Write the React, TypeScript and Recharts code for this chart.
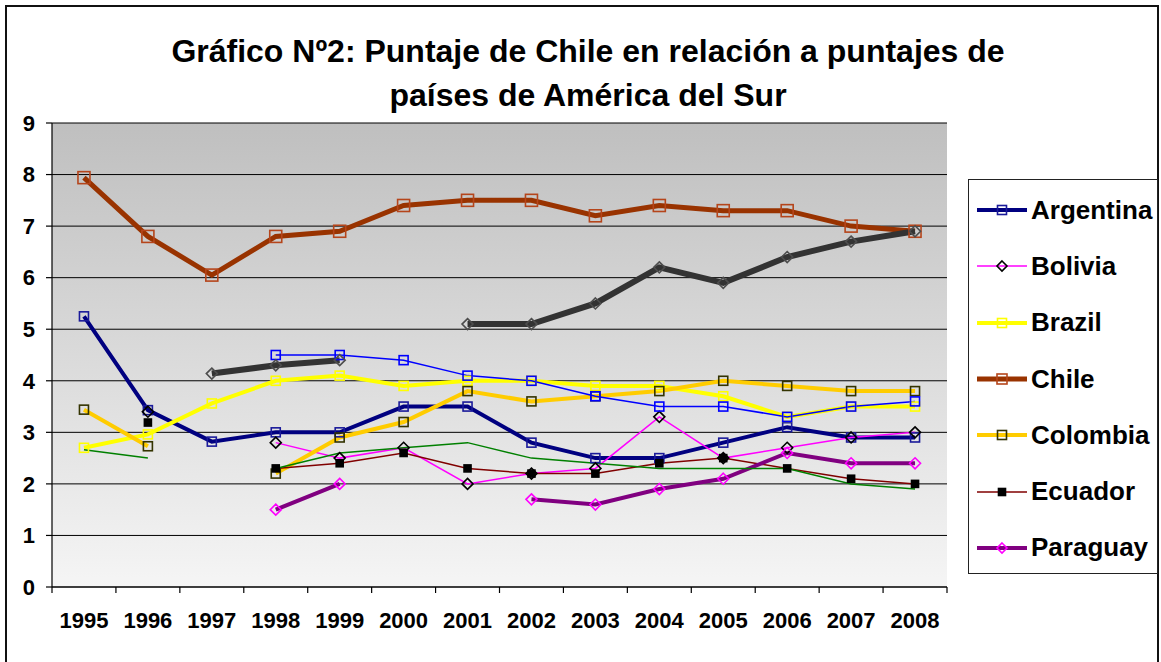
import React from "react";
import { LineChart, Line, XAxis, YAxis, CartesianGrid, Legend } from "recharts";

// values (null = no point that year)
const years = ["1995", "1996", "1997", "1998", "1999", "2000", "2001", "2002", "2003", "2004", "2005", "2006", "2007", "2008"];
const argentina = [5.25, 3.43, 2.82, 3.0, 3.0, 3.5, 3.5, 2.8, 2.5, 2.5, 2.8, 3.1, 2.9, 2.9];
const bolivia = [null, 3.4, null, 2.8, 2.5, 2.7, 2.0, 2.2, 2.3, 3.3, 2.5, 2.7, 2.9, 3.0];
const brazil = [2.7, 2.96, 3.56, 4.0, 4.1, 3.9, 4.0, 4.0, 3.9, 3.9, 3.7, 3.3, 3.5, 3.5];
const chile = [7.94, 6.8, 6.05, 6.8, 6.9, 7.4, 7.5, 7.5, 7.2, 7.4, 7.3, 7.3, 7.0, 6.9];
const colombia = [3.44, 2.73, null, 2.2, 2.9, 3.2, 3.8, 3.6, 3.7, 3.8, 4.0, 3.9, 3.8, 3.8];
const ecuador = [null, 3.19, null, 2.3, 2.4, 2.6, 2.3, 2.2, 2.2, 2.4, 2.5, 2.3, 2.1, 2.0];
const paraguay = [null, null, null, 1.5, 2.0, null, null, 1.7, 1.6, 1.9, 2.1, 2.6, 2.4, 2.4];
const peru = [null, null, null, 4.5, 4.5, 4.4, 4.1, 4.0, 3.7, 3.5, 3.5, 3.3, 3.5, 3.6];
const uruguay = [null, null, 4.14, 4.3, 4.4, null, 5.1, 5.1, 5.5, 6.2, 5.9, 6.4, 6.7, 6.9];
const venezuela = [2.66, 2.5, null, 2.3, 2.6, 2.7, 2.8, 2.5, 2.4, 2.3, 2.3, 2.3, 2.0, 1.9];
const yTicks = [0, 1, 2, 3, 4, 5, 6, 7, 8, 9];
// category boundaries for the x tick marks (Excel puts them between years)
const edgeTicks = [0, 1, 2, 3, 4, 5, 6, 7, 8, 9, 10, 11, 12, 13, 14];

type Shape = "square" | "diamond" | "none";

type Series = {
  key: string;
  name: string;
  values: (number | null)[];
  color: string;
  width: number;
  shape: Shape;
  size: number;
  markStroke: string;
  markFill: string;
  inLegend: boolean;
};

const series: Series[] = [
  { key: "argentina", name: "Argentina", values: argentina, color: "#000080", width: 4, shape: "square", size: 9, markStroke: "#1a1a9a", markFill: "none", inLegend: true },
  { key: "bolivia", name: "Bolivia", values: bolivia, color: "#ff00ff", width: 1.5, shape: "diamond", size: 11, markStroke: "#000", markFill: "none", inLegend: true },
  { key: "brazil", name: "Brazil", values: brazil, color: "#ffff00", width: 4, shape: "square", size: 9, markStroke: "#ffff00", markFill: "none", inLegend: true },
  { key: "chile", name: "Chile", values: chile, color: "#993300", width: 5, shape: "square", size: 12, markStroke: "#b5451b", markFill: "none", inLegend: true },
  { key: "colombia", name: "Colombia", values: colombia, color: "#ffcc00", width: 4, shape: "square", size: 9, markStroke: "#333300", markFill: "none", inLegend: true },
  { key: "ecuador", name: "Ecuador", values: ecuador, color: "#800000", width: 1.5, shape: "square", size: 7, markStroke: "#000", markFill: "#000", inLegend: true },
  { key: "paraguay", name: "Paraguay", values: paraguay, color: "#800080", width: 4, shape: "diamond", size: 11, markStroke: "#ff00ff", markFill: "none", inLegend: true },
  { key: "peru", name: "Perú", values: peru, color: "#0000ff", width: 1.5, shape: "square", size: 9, markStroke: "#0000ff", markFill: "none", inLegend: false },
  { key: "uruguay", name: "Uruguay", values: uruguay, color: "#333333", width: 6, shape: "diamond", size: 11, markStroke: "#4d4d4d", markFill: "none", inLegend: false },
  { key: "venezuela", name: "Venezuela", values: venezuela, color: "#008000", width: 1.5, shape: "none", size: 0, markStroke: "none", markFill: "none", inLegend: false },
];

const data = years.map((year, i) => {
  const row: Record<string, string | number | null> = { year };
  series.forEach((s) => {
    row[s.key] = s.values[i];
  });
  return row;
});

function Marker({ s, cx, cy }: { s: Series; cx: number; cy: number }) {
  const h = s.size / 2;
  if (s.shape === "square") {
    return <rect x={cx - h} y={cy - h} width={s.size} height={s.size} fill={s.markFill} stroke={s.markStroke} strokeWidth={1.6} />;
  }
  if (s.shape === "diamond") {
    return (
      <polygon
        points={`${cx},${cy - h} ${cx + h},${cy} ${cx},${cy + h} ${cx - h},${cy}`}
        fill={s.markFill}
        stroke={s.markStroke}
        strokeWidth={1.6}
      />
    );
  }
  return null;
}

const makeDot = (s: Series) => (props: any) => {
  const { cx, cy, value, index } = props;
  if (s.shape === "none" || value == null || cx == null || cy == null) {
    return <g key={`${s.key}-${index}`} />;
  }
  return (
    <g key={`${s.key}-${index}`}>
      <Marker s={s} cx={cx} cy={cy} />
    </g>
  );
};

const font = "'Liberation Sans', Arial, sans-serif";

function LegendBox() {
  const items = series.filter((s) => s.inLegend);
  return (
    <div
      style={{
        width: 190,
        height: 395,
        border: "1px solid #222",
        background: "#fff",
        boxSizing: "border-box",
        fontFamily: font,
        paddingTop: 2,
      }}
    >
      {items.map((s) => (
        <div key={s.key} style={{ display: "flex", alignItems: "center", height: 56.3 }}>
          <svg width={60} height={20} style={{ marginLeft: 6 }}>
            <line x1={2} y1={10} x2={52} y2={10} stroke={s.color} strokeWidth={s.width} />
            <Marker s={{ ...s, size: Math.min(s.size, 10) }} cx={27} cy={10} />
          </svg>
          <span style={{ fontSize: 26, fontWeight: 700, color: "#000", marginLeft: -4 }}>{s.name}</span>
        </div>
      ))}
    </div>
  );
}

const emptyTick = () => <g />;

export default function App() {
  return (
    <div style={{ position: "absolute", left: 0, top: 0, width: 1161, height: 662, background: "#fff", overflow: "hidden" }}>
      <div
        style={{
          position: "absolute",
          left: 5,
          top: 5,
          width: 1150,
          height: 700,
          border: "2px solid #111",
        }}
      />
      <div style={{ position: "absolute", left: 0, top: 0 }}>
        <LineChart
          width={1161}
          height={662}
          data={data}
          margin={{ top: 123, right: 214, bottom: 0, left: 0 }}
          style={{ fontFamily: font }}
        >
          <defs>
            <linearGradient id="plotBg" x1="0" y1="0" x2="0" y2="1">
              <stop offset="0%" stopColor="#bfbfbf" />
              <stop offset="100%" stopColor="#f5f5f5" />
            </linearGradient>
          </defs>
          <text x={588} y={62} textAnchor="middle" fontSize={32} fontWeight="bold" fill="#000" fontFamily={font}>
            Gráfico Nº2: Puntaje de Chile en relación a puntajes de
          </text>
          <text x={588} y={106} textAnchor="middle" fontSize={32} fontWeight="bold" fill="#000" fontFamily={font}>
            países de América del Sur
          </text>
          <CartesianGrid xAxisId={1} vertical={false} stroke="#000" strokeWidth={1} fill="url(#plotBg)" fillOpacity={1} />
          <XAxis
            xAxisId={0}
            type="number"
            dataKey="edge"
            domain={[0, 14]}
            ticks={edgeTicks}
            allowDataOverflow
            height={7}
            tickSize={6}
            tick={emptyTick}
            axisLine={{ stroke: "#000", strokeWidth: 1.2 }}
            tickLine={{ stroke: "#000", strokeWidth: 1.2 }}
          />
          <XAxis
            xAxisId={1}
            dataKey="year"
            scale="band"
            height={68}
            axisLine={false}
            tickLine={false}
            tickSize={0}
            tickMargin={18}
            interval={0}
            tick={{ fill: "#000", fontSize: 22, fontWeight: 700 }}
          />
          <YAxis
            domain={[0, 9]}
            ticks={yTicks}
            interval={0}
            width={52}
            tickSize={6}
            tickMargin={11}
            axisLine={{ stroke: "#000", strokeWidth: 1.2 }}
            tickLine={{ stroke: "#000", strokeWidth: 1.2 }}
            tick={{ fill: "#000", fontSize: 22, fontWeight: 700 }}
          />
          <YAxis
            yAxisId="right"
            orientation="right"
            domain={[0, 9]}
            width={0}
            tick={false}
            tickLine={false}
            axisLine={{ stroke: "#808080", strokeWidth: 2 }}
          />
          {series.map((s) => (
            <Line
              key={s.key}
              xAxisId={1}
              type="linear"
              dataKey={s.key}
              name={s.name}
              stroke={s.color}
              strokeWidth={s.width}
              dot={makeDot(s)}
              activeDot={false}
              connectNulls={false}
              isAnimationActive={false}
              legendType={s.inLegend ? "line" : "none"}
            />
          ))}
          <Legend
            layout="vertical"
            align="center"
            verticalAlign="middle"
            wrapperStyle={{ position: "absolute", left: 968, top: 179, width: 190 }}
            content={() => <LegendBox />}
          />
        </LineChart>
      </div>
    </div>
  );
}
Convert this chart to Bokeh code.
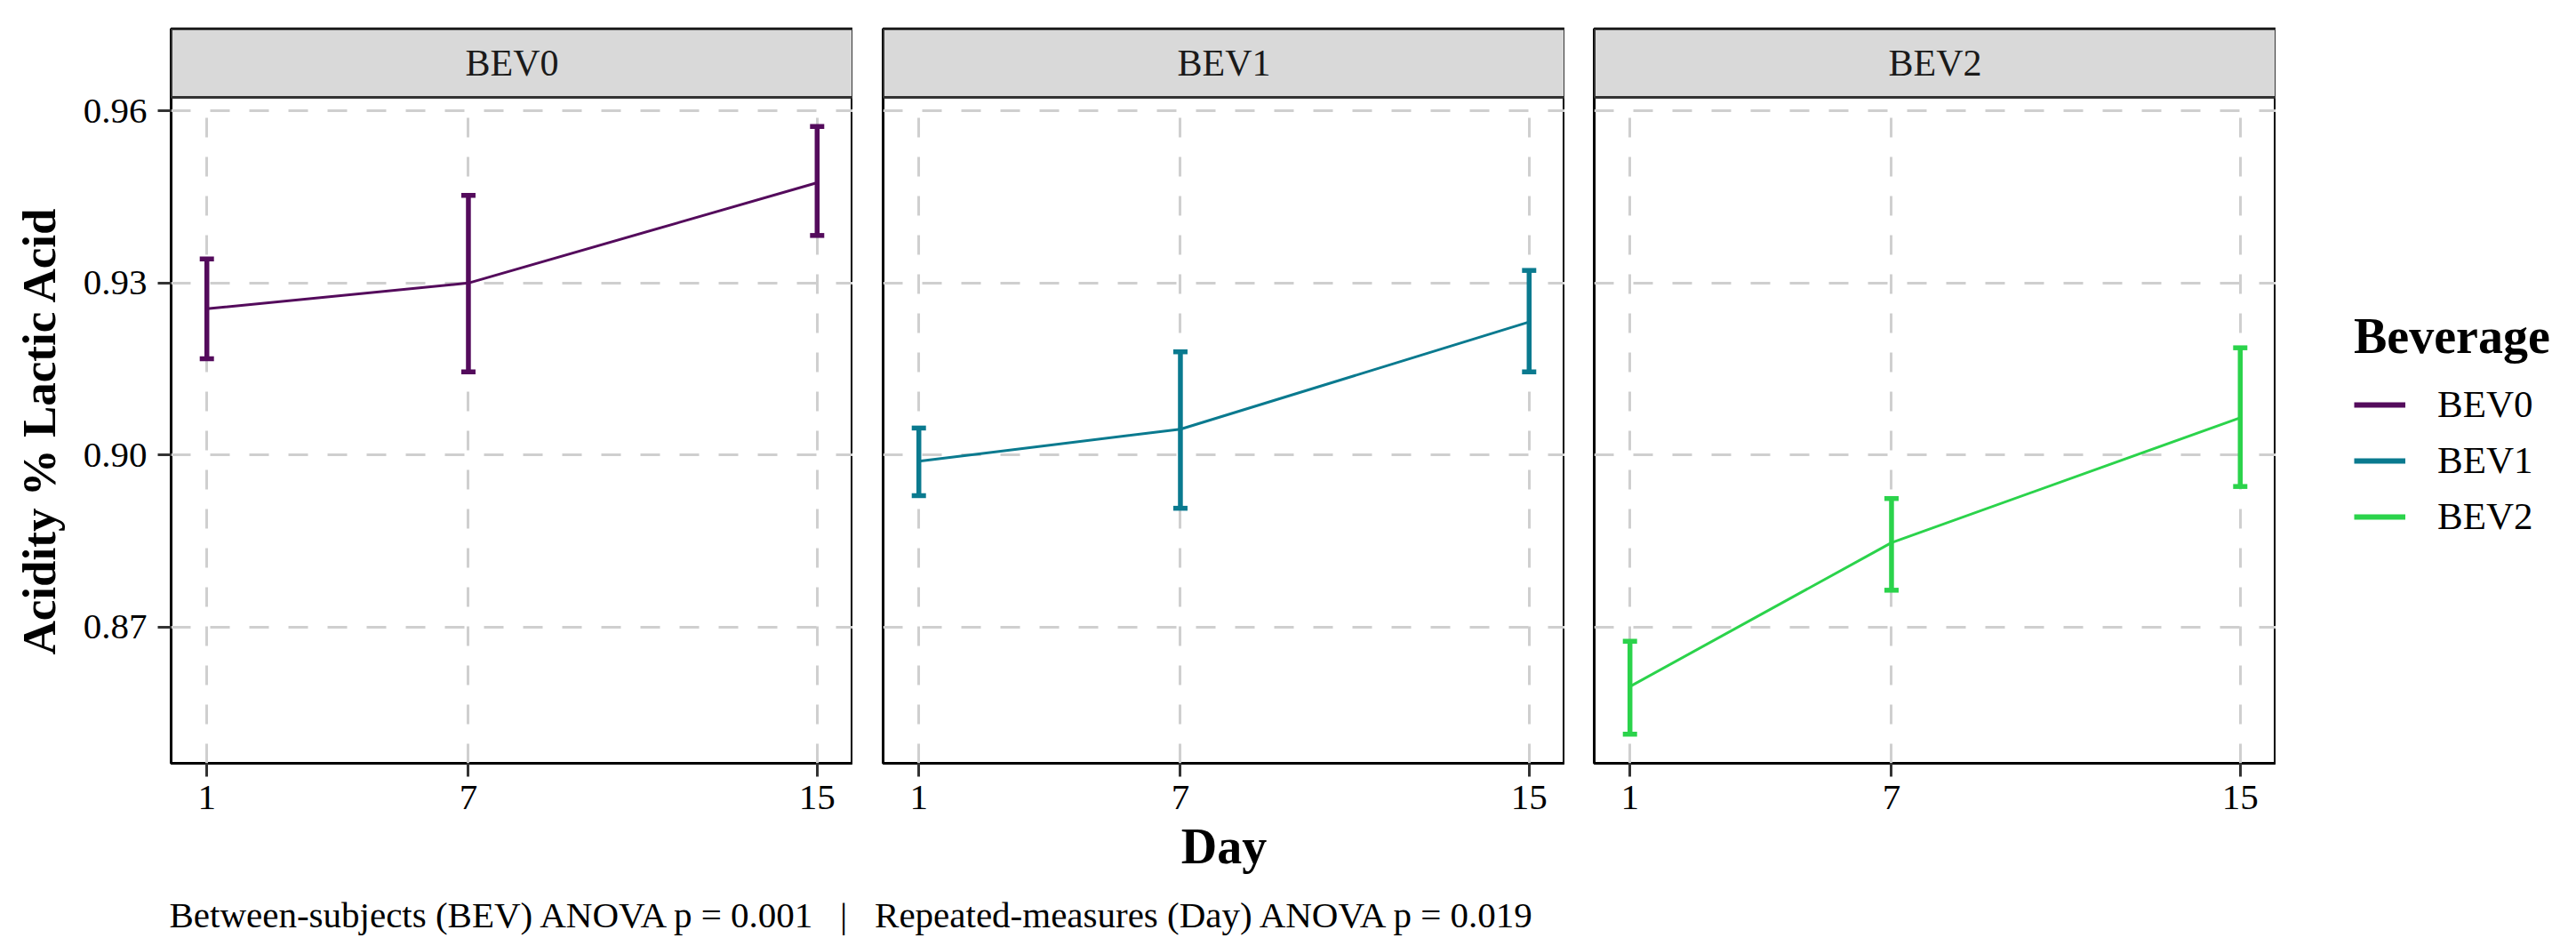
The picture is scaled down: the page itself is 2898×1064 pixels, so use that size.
import math

from bokeh.plotting import figure
from bokeh.models import (ColumnDataSource, Range1d, FixedTicker, PrintfTickFormatter,
                          Whisker, TeeHead, Label, Legend, LegendItem)
from bokeh.layouts import row, column
from bokeh.embed import file_html
from bokeh.resources import INLINE

# values
days = [1, 7, 15]
beverages = ["BEV0", "BEV1", "BEV2"]
colors = ["#540B5C", "#0A7A8F", "#2BD34B"]

bev0_mean = [0.9255, 0.9300, 0.9475]
bev0_lower = [0.9168, 0.9145, 0.9383]
bev0_upper = [0.9342, 0.9453, 0.9573]

bev1_mean = [0.8989, 0.9045, 0.9232]
bev1_lower = [0.8929, 0.8907, 0.9145]
bev1_upper = [0.9047, 0.9180, 0.9322]

bev2_mean = [0.8596, 0.8847, 0.9065]
bev2_lower = [0.8513, 0.8764, 0.8945]
bev2_upper = [0.8675, 0.8924, 0.9187]

y_ticks = [0.87, 0.90, 0.93, 0.96]
y_title = "Acidity % Lactic Acid"
caption = ("Between-subjects (BEV) ANOVA p = 0.001\u00a0\u00a0\u00a0|\u00a0\u00a0\u00a0"
           "Repeated-measures (Day) ANOVA p = 0.019")

series = [
    (bev0_mean, bev0_lower, bev0_upper),
    (bev1_mean, bev1_lower, bev1_upper),
    (bev2_mean, bev2_lower, bev2_upper),
]

FONT = "Liberation Serif"

# panel geometry (pixels)
widths = [869, 801, 800]
left_b = [101, 34, 33]
STRIP_PX, PANEL_PX = 77, 749

X0, X1 = 0.18, 15.82
Y0, PANEL_TOP = 0.8462, 0.9624
Y1 = PANEL_TOP + (PANEL_TOP - Y0) * STRIP_PX / PANEL_PX  # strip sits above the data area

# y axis title in a narrow column sharing the panels' vertical scale,
# centred on the data area (not on data + strip)
ytf = figure(width=90, height=992, x_range=Range1d(0, 90), y_range=Range1d(Y0, Y1),
             x_axis_location=None, y_axis_location=None, toolbar_location=None,
             output_backend="svg", min_border_left=0, min_border_right=0,
             min_border_top=32, min_border_bottom=134)
ytf.grid.visible = False
ytf.outline_line_color = None
ytf.add_layout(Label(x=43, y=(Y0 + PANEL_TOP) / 2, text=y_title, angle=math.pi / 2,
                     text_align="center", text_baseline="middle", text_font=FONT,
                     text_font_size="53px", text_font_style="bold", text_color="black"))

panels = []
for i, name in enumerate(beverages):
    p = figure(width=widths[i], height=992, x_range=Range1d(X0, X1), y_range=Range1d(Y0, Y1),
               toolbar_location=None, output_backend="svg",
               y_axis_location="left" if i == 0 else None,
               min_border_left=left_b[i], min_border_right=0,
               min_border_top=32, min_border_bottom=134)
    p.outline_line_color = "black"
    p.outline_line_width = 3

    p.xaxis.ticker = FixedTicker(ticks=days)
    p.ygrid.ticker = FixedTicker(ticks=y_ticks)
    p.grid.grid_line_color = "#CFCFCF"
    p.grid.grid_line_width = 3
    p.grid.grid_line_dash = "22 22"

    p.xaxis.axis_line_color = None
    p.xaxis.major_tick_line_color = "#333333"
    p.xaxis.major_tick_line_width = 3
    p.xaxis.major_tick_out = 15
    p.xaxis.major_tick_in = 0
    p.xaxis.minor_tick_line_color = None
    p.xaxis.major_label_text_font = FONT
    p.xaxis.major_label_text_font_size = "41px"
    p.xaxis.major_label_text_color = "black"
    p.xaxis.major_label_standoff = 10

    if i == 0:
        p.yaxis.ticker = FixedTicker(ticks=y_ticks)
        p.yaxis.formatter = PrintfTickFormatter(format="%.2f")
        p.yaxis.axis_line_color = None
        p.yaxis.major_tick_line_color = "#333333"
        p.yaxis.major_tick_line_width = 3
        p.yaxis.major_tick_out = 15
        p.yaxis.major_tick_in = 0
        p.yaxis.minor_tick_line_color = None
        p.yaxis.major_label_text_font = FONT
        p.yaxis.major_label_text_font_size = "41px"
        p.yaxis.major_label_text_color = "black"
        p.yaxis.major_label_standoff = 12
    if i == 1:
        p.xaxis.axis_label = "Day"
        p.xaxis.axis_label_text_font = FONT
        p.xaxis.axis_label_text_font_size = "56px"
        p.xaxis.axis_label_text_font_style = "bold"
        p.xaxis.axis_label_text_color = "black"
        p.xaxis.axis_label_standoff = 8

    # facet strip
    p.quad(left=X0, right=X1, bottom=PANEL_TOP, top=Y1, fill_color="#D9D9D9",
           line_color="#333333", line_width=3)
    p.add_layout(Label(x=(X0 + X1) / 2, y=(PANEL_TOP + Y1) / 2, text=name,
                       text_align="center", text_baseline="middle",
                       text_font=FONT, text_font_size="42px", text_color="#1A1A1A"))

    mean, lower, upper = series[i]
    src = ColumnDataSource(dict(day=days, mean=mean, lower=lower, upper=upper))
    c = colors[i]
    p.add_layout(Whisker(base="day", upper="upper", lower="lower", source=src,
                         line_color=c, line_width=5.5,
                         upper_head=TeeHead(size=16, line_color=c, line_width=5.5),
                         lower_head=TeeHead(size=16, line_color=c, line_width=5.5)))
    p.line("day", "mean", source=src, line_color=c, line_width=3)
    panels.append(p)

# legend in its own column to the right (proxy renderers hold no visible points)
leg = figure(width=338, height=992, x_range=Range1d(0, 1), y_range=Range1d(0, 1),
             x_axis_location=None, y_axis_location=None, toolbar_location=None,
             output_backend="svg", min_border_left=0, min_border_right=0,
             min_border_top=0, min_border_bottom=0)
leg.grid.visible = False
leg.outline_line_color = None
items = []
for name, c in zip(beverages, colors):
    r = leg.line([float("nan")], [float("nan")], line_color=c, line_width=6)
    items.append(LegendItem(label=name, renderers=[r]))
leg.add_layout(Legend(items=items, location=(88, 253), title="Beverage",
                      title_text_font=FONT, title_text_font_size="56px",
                      title_text_font_style="bold", title_text_color="black",
                      label_text_font=FONT, label_text_font_size="43px",
                      label_text_color="black",
                      glyph_width=58, glyph_height=44, label_standoff=36, spacing=14,
                      padding=0, margin=0, title_standoff=20,
                      border_line_color=None, background_fill_alpha=0))

cap = figure(width=2898, height=72, x_range=Range1d(0, 2898), y_range=Range1d(0, 72),
             x_axis_location=None, y_axis_location=None, toolbar_location=None,
             output_backend="svg", min_border=0)
cap.grid.visible = False
cap.outline_line_color = None
cap.add_layout(Label(x=190, y=36, text=caption, text_font=FONT, text_font_size="41px",
                     text_baseline="alphabetic", text_color="black"))

layout = column(row(ytf, *panels, leg), cap)
open("out.html", "w").write(file_html(layout, INLINE))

Exercise goal
Up to and including the line with "YAxis, CartesianGrid, Legend", copy the data above from its first line. Skip pictures.

The response
Write the React, TypeScript and Recharts code for this chart.
import React from "react";
import { LineChart, Line, XAxis, YAxis, CartesianGrid, Legend } from "recharts";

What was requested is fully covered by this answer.